[START Recorded information]

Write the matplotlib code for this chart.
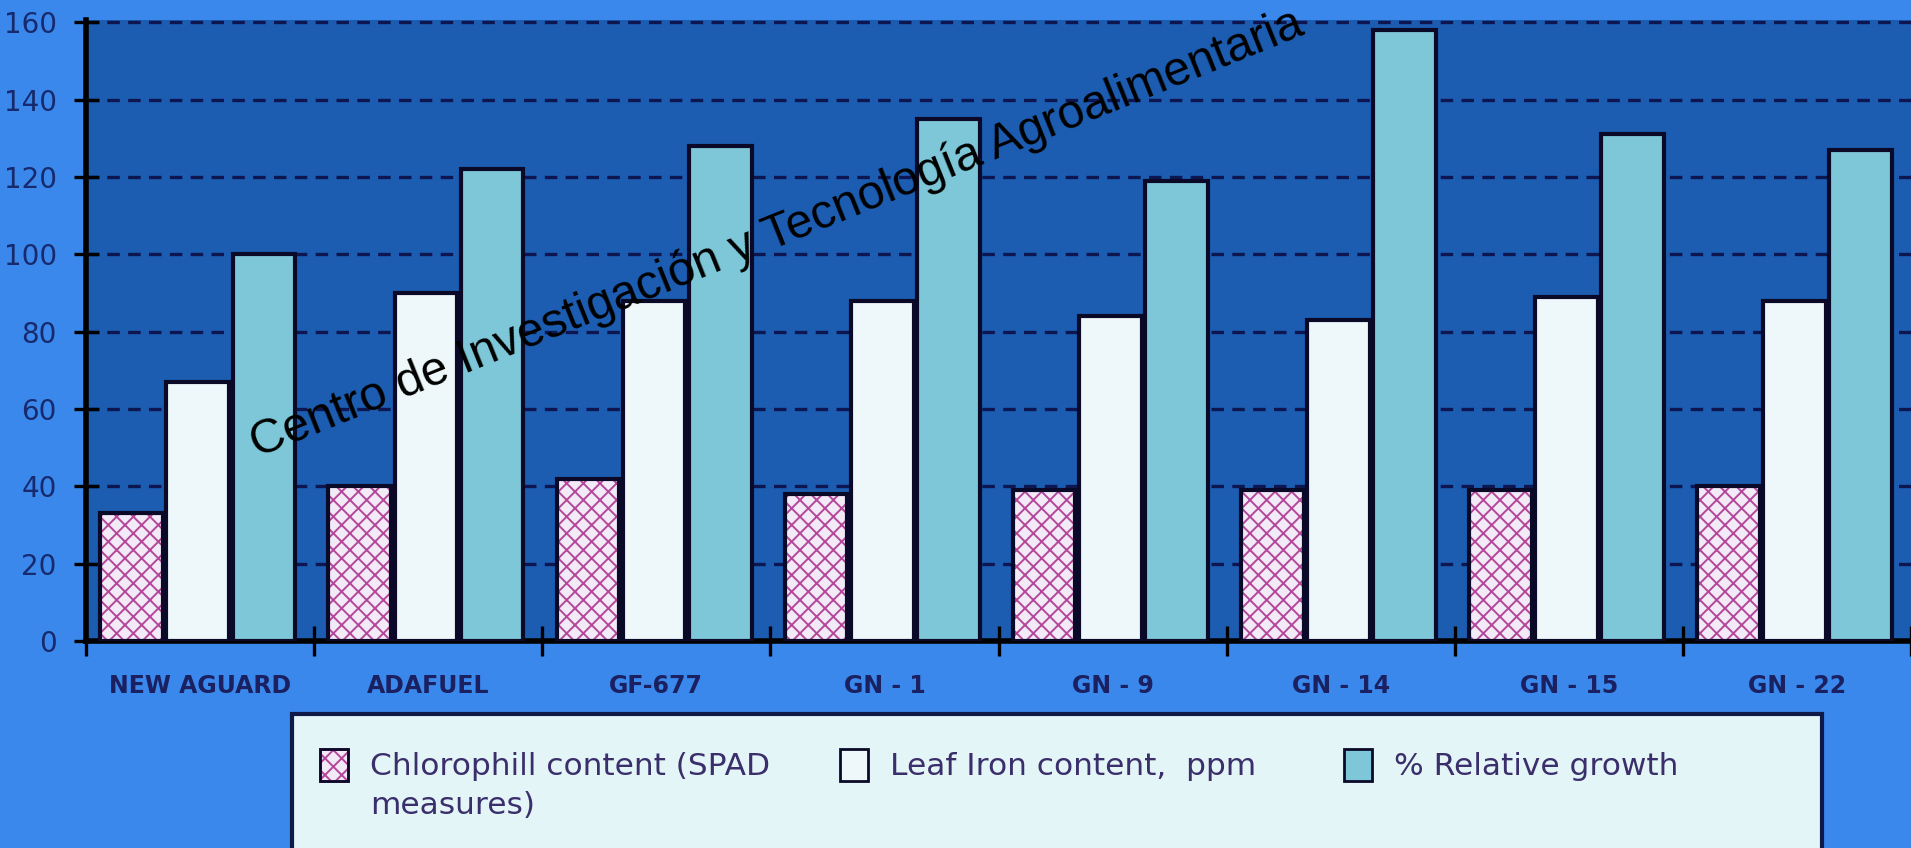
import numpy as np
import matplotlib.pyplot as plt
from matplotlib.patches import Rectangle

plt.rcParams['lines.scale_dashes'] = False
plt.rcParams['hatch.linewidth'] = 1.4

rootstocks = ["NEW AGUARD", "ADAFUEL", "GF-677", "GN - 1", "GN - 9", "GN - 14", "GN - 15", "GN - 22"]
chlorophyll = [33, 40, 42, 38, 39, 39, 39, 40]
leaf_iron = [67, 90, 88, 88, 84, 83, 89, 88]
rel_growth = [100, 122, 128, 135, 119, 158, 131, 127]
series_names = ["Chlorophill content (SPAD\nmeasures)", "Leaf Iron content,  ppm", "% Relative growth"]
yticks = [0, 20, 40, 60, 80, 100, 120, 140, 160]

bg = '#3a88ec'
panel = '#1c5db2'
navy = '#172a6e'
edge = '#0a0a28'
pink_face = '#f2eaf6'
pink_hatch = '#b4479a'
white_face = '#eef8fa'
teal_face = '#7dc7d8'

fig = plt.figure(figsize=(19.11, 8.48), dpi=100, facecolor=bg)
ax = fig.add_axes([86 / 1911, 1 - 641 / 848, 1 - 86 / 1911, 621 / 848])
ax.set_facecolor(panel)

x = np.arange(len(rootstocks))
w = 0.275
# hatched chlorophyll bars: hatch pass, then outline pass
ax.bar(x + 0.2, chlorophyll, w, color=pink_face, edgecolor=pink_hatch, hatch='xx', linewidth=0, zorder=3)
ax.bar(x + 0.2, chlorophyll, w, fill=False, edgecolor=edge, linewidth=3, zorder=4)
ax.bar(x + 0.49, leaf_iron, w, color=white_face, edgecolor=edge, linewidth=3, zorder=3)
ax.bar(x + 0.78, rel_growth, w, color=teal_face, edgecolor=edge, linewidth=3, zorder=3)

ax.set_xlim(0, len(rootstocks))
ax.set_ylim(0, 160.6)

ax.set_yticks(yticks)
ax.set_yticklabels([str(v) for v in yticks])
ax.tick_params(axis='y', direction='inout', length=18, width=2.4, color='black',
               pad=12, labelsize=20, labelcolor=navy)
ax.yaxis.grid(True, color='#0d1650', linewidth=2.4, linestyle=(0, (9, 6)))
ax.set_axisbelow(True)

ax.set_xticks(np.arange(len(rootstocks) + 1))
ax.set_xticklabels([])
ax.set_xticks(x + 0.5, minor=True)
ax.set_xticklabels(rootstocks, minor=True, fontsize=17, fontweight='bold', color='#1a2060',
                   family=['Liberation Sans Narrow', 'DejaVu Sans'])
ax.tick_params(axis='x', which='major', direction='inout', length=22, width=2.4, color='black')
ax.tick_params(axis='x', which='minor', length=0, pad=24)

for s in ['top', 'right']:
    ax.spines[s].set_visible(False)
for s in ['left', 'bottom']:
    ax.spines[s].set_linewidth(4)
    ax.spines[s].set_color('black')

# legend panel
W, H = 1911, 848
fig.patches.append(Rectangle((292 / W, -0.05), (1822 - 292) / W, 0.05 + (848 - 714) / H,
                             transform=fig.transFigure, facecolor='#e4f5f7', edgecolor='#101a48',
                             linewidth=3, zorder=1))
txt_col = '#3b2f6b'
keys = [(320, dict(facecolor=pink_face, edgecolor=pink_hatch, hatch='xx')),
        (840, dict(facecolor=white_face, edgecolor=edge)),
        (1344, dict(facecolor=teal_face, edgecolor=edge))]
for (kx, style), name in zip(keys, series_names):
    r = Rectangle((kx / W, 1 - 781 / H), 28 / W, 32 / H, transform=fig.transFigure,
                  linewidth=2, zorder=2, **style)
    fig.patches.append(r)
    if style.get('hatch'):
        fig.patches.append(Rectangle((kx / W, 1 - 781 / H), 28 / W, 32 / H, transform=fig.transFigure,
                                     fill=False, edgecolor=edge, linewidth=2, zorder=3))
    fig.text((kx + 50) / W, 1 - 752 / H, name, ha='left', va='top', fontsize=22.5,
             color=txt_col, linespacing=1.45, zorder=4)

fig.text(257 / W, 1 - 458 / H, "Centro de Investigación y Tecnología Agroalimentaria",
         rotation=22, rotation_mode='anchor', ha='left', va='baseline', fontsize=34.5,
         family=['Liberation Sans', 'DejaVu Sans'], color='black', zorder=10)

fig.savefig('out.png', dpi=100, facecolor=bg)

[END Recorded information]

- Problem to solve:
Output exactly the span of lines from the top of the listing through the line holding "plt.rcParams['hatch.linewidth'] = 1.4", and leave every picture out.

- Written response:
Write the matplotlib code for this chart.
import numpy as np
import matplotlib.pyplot as plt
from matplotlib.patches import Rectangle

plt.rcParams['lines.scale_dashes'] = False
plt.rcParams['hatch.linewidth'] = 1.4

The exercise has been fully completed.